The most consequential business decisions are often the ones that receive the least fanfare. A shift in how a company structures its supplier relationships, a review of the software its teams rely on day to day, or a change to the tools that sit behind every client interaction aren’t headline announcements. Yet they’re frequently what separates businesses that scale effectively from those that don’t.
One such decision is gaining quiet traction across London’s business community, and it centres on something deceptively fundamental: the email platform that underpins all internal and external communication.
Why email infrastructure deserves serious attention
For most businesses, electronic mail is the single most heavily used communication tool — more than instant messaging platforms, more than phone calls, and more than any project management system. It’s where contracts are negotiated, where client relationships are maintained and where sensitive commercial information is routinely exchanged. Given that, the security and privacy credentials of your email provider deserve the same scrutiny as any other critical piece of business infrastructure.
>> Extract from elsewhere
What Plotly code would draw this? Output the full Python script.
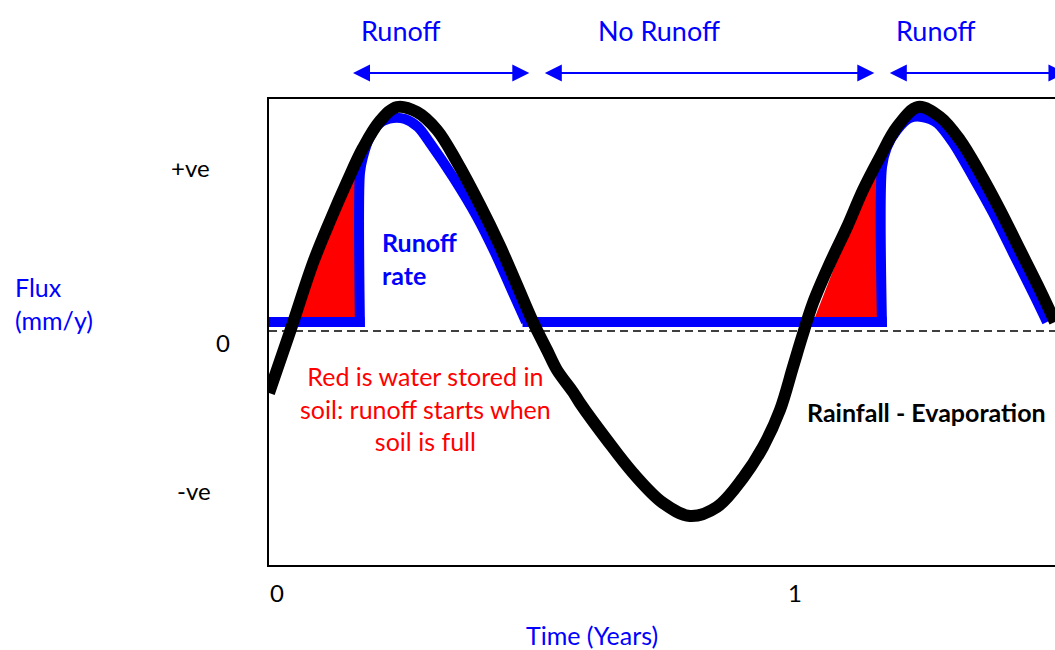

Standard free email services, and many paid tiers of legacy providers, were not built with enterprise-grade privacy in mind. Message content is often processed, behavioural data is tracked, and the terms of service rarely prioritise the interests of the businesses using the platform. Privacy-first providers operate on a different model by not monetising your data, plus they apply end-to-end encryption as standard.
Understanding the role of encryption in business communications
A working understanding of email encryption doesn’t require a technical background. In straightforward terms, end-to-end encryption means that messages can only be read by the sender and the intended recipient. There’s no third-party access, no interception risk on the network, and no exposure even if the email provider’s own systems are compromised at some point.
For businesses handling commercially sensitive information (which is to say, most businesses) this is a meaningful change. It provides a level of confidence in communications that free, ad-supported platforms cannot match. For companies operating in regulated sectors, it also supports compliance with data protection obligations in a way that legacy providers often don’t.
A practical upgrade with a clear return
The business case for switching to a more secure email provider is clear, and the practical barriers are lower than many decision-makers assume. Custom domain support means the change is invisible to clients and partners while the underlying infrastructure becomes significantly more secure.
In an environment where clients and investors are paying closer attention to how businesses handle their data, an investment in better email infrastructure is also a signal. It demonstrates that your organisation takes its responsibilities seriously — not just in what it delivers, but in how it operates. That’s the kind of quiet upgrade that pays dividends over time.